Tuesday, June 26, 2007

More on Bong Hits

The following is edited from an email I sent to Paul at Right Side of the Rainbow in response to his post on the Morse v. Frederick (Bong Hits) case. I thought I'd share with you.

I will first admit that I have only just skimmed the Court's Opinion, though I have read more carefully Judge Kleinfeld's, now reversed, 9th Circuit Court decision, which I found quite illuminating. Kleinfeld carefully examines whether the Morse case most properly fits under Fraser (limiting offensive--as in lewd--speech), Kuhlmeier (granting schools the authority to limit speech that may be perceived as having the endorsement of the school), or Tinker (allowing students the right to free speech, so long as it did not cause disorder or interfere with the education of other students). Kleinfeld found that Frederick's sign at a privately sponsored event off school grounds would not be perceived as bearing the endorsement of the school, so Kuhlmeier did not apply. Secondly, the speech was not offensive in the sense of the lewd and suggestive remarks at issue in Fraser. Thus Kleinfeld determined that Tinker was controlling. Although the school board argued that the speech "undercut [its] critical mission of preventing use of drugs," Kleinfeld reasoned that a school may not censor speech "merely because the students advocate a position contrary to government policy."

Roberts quotes Tinker for the rule that "student expression may not be suppressed unless school officials reasonably conclude that it will 'materially and substantially disrupt the work and discipline of the school.'" This rule seems to focus on the disruptive, not the political nature or the substance, of the speech. Disagreement or a contrary viewpoint is not disruptive, nor was the delivery of the message (do we really think kids are going to start smoking pot because of the banner?). Indeed it could have been used as a teaching moment to further the mission of schools to educate students about illegal drug use better than a head-in-the-sand "no drugs here at all" attitude. The fact that the banner seems to advocate illegal activity is immaterial; no worse than a banner that said "Pirated Music 4 Jesus."
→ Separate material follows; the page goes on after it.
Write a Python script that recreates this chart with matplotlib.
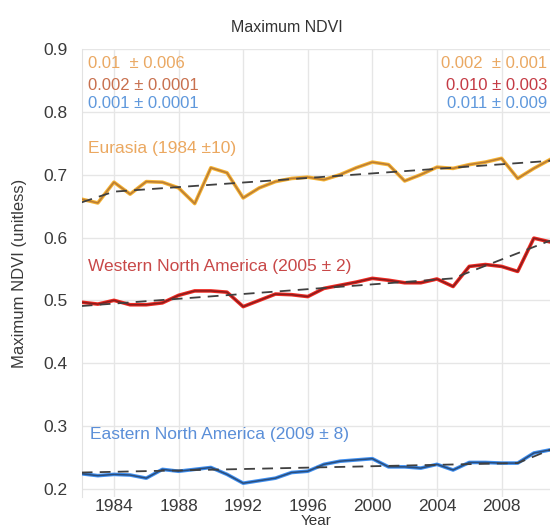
import matplotlib
matplotlib.use("Agg")
import matplotlib.pyplot as plt
import numpy as np

years = np.arange(1982, 2012)

# yearly maximum NDVI
eurasia = [0.661, 0.655, 0.688, 0.669, 0.689, 0.688, 0.679, 0.654, 0.711, 0.703,
           0.663, 0.679, 0.689, 0.694, 0.696, 0.692, 0.700, 0.711, 0.720, 0.716,
           0.690, 0.700, 0.712, 0.710, 0.716, 0.720, 0.726, 0.694, 0.710, 0.724]
western = [0.497, 0.494, 0.500, 0.493, 0.493, 0.496, 0.508, 0.515, 0.515, 0.513,
           0.490, 0.500, 0.510, 0.509, 0.506, 0.519, 0.524, 0.529, 0.535, 0.532,
           0.528, 0.528, 0.534, 0.522, 0.554, 0.557, 0.554, 0.546, 0.599, 0.593]
eastern = [0.224, 0.221, 0.223, 0.222, 0.217, 0.231, 0.228, 0.231, 0.234, 0.223,
           0.209, 0.213, 0.217, 0.226, 0.228, 0.239, 0.244, 0.246, 0.248, 0.235,
           0.235, 0.233, 0.239, 0.230, 0.242, 0.242, 0.241, 0.241, 0.257, 0.262]

# piecewise trends (start, breakpoint, end)
eur_trend_x = [1982, 1984, 2011]
eur_trend_y = [0.656, 0.673, 0.722]
wes_trend_x = [1982, 2005, 2011]
wes_trend_y = [0.491, 0.535, 0.595]
eas_trend_x = [1982, 2009, 2011]
eas_trend_y = [0.226, 0.241, 0.262]

left_slopes = ["0.01  \u00b1 0.006", "0.002 \u00b1 0.0001", "0.001 \u00b1 0.0001"]
right_slopes = ["0.002  \u00b1 0.001", "0.010 \u00b1 0.003", "0.011 \u00b1 0.009"]
slope_cols_left = ["#eaa862", "#c8704e", "#5f98dc"]
slope_cols_right = ["#eaa862", "#c43a44", "#5f98dc"]

plt.rcParams['font.family'] = ['Liberation Sans', 'DejaVu Sans']

fig = plt.figure(figsize=(5.5, 5.31), dpi=100)
ax = fig.add_axes([0.1485, 0.064, 0.8515, 0.8437])

# bright wide line with a darker thin line on top
ax.plot(years, eurasia, color="#f5b232", lw=2.6, zorder=3)
ax.plot(years, eurasia, color="#b97c36", lw=1.1, zorder=4)
ax.plot(years, western, color="#ee2a22", lw=2.6, zorder=3)
ax.plot(years, western, color="#8a1c1c", lw=1.1, zorder=4)
ax.plot(years, eastern, color="#3f8ff0", lw=2.6, zorder=3)
ax.plot(years, eastern, color="#2a4d7c", lw=1.1, zorder=4)

for tx, ty in [(eur_trend_x, eur_trend_y), (wes_trend_x, wes_trend_y), (eas_trend_x, eas_trend_y)]:
    ax.plot(tx, ty, color="#404040", lw=1.3, ls=(0, (6, 4)), zorder=5)

ax.set_xlim(1982, 2011)
ax.set_ylim(0.187, 0.9)
ax.set_xticks(np.arange(1984, 2011, 4))
yt = np.arange(0.2, 0.91, 0.1)
ax.set_yticks(yt)
ax.set_yticklabels(["%.1f" % v for v in yt])
ax.tick_params(length=0, labelsize=12.5, labelcolor="#3a3a3a", pad=10)
ax.tick_params(axis="x", pad=1.5)
ax.grid(True, color="#e6e6e6", lw=1.0)
ax.set_axisbelow(True)
for s in ["top", "right", "bottom"]:
    ax.spines[s].set_visible(False)
ax.spines["left"].set_color("#e2e2e2")

ax.set_xlabel("Year", fontsize=11, color="#333333", labelpad=0)
ax.set_ylabel("Maximum NDVI (unitless)", fontsize=12, color="#3a3a3a", labelpad=12)
fig.text(287 / 550, 1 - 28 / 531, "Maximum NDVI", ha="center", va="center",
         fontsize=11.5, color="#333333")

# slope annotations
ys_txt = [64, 86, 104]
for t, c, yy in zip(left_slopes, slope_cols_left, ys_txt):
    fig.text(88 / 550, 1 - yy / 531, t, color=c, fontsize=12, va="center", ha="left")
for t, c, yy in zip(right_slopes, slope_cols_right, ys_txt):
    fig.text(547 / 550, 1 - yy / 531, t, color=c, fontsize=12, va="center", ha="right")

fig.text(88 / 550, 1 - 148 / 531, "Eurasia (1984 \u00b110)", color="#eba860",
         fontsize=12.5, va="center", ha="left")
fig.text(88 / 550, 1 - 266 / 531, "Western North America (2005 \u00b1 2)", color="#c84848",
         fontsize=12.5, va="center", ha="left")
fig.text(90 / 550, 1 - 435 / 531, "Eastern North America (2009 \u00b1 8)", color="#5b8fd8",
         fontsize=12.5, va="center", ha="left")

fig.savefig("out.png", dpi=100)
Regardless, Roberts distinguishes Tinker because the armbands protesting the war are more clearly political speech and thus get to the heart of First Amendment protections. (Query whether "Partial Birth Abortions 4 Jesus" would be allowed--much more clearly a political position a la the armbands in Tinker, but quite likely more "disrupt[ive] to the work and discipline of the school" than the bong hits sign). Making the inquiry whether the speech is clearly political creates a qualification on the first amendment not clearly drawn from the intent of the framers (Originalists my foot). What distinguishes political satire from speech advocating an illegal activity? These are not lines I am comfortable with the courts drawing. This decision is at best disappointing and at worst frightening.

1 comment:

Anonymous said...

Well, well, well. Frightened by an opinion of the "conservative" majority on the Supreme Court? You should be! Scalia, Thomas, Roberts and Alito, especially, will almost always come down on the side of authoritarian government rather than individual freedoms. Scalia and Thomas in particular seem to have a fundamental misunderstanding of the purpose and intent of the Bill of Rights. Check out Thomas' terse dissent in Lawrence v. Texas. Actually, I don't think it is a misunderstanding as much as it is deliberate misinterpretation in order to support a personal ideology. For that reason, I think they are unfit to serve on the Supreme Court. God help us all if George W. Bush gets to appoint another like minded justice.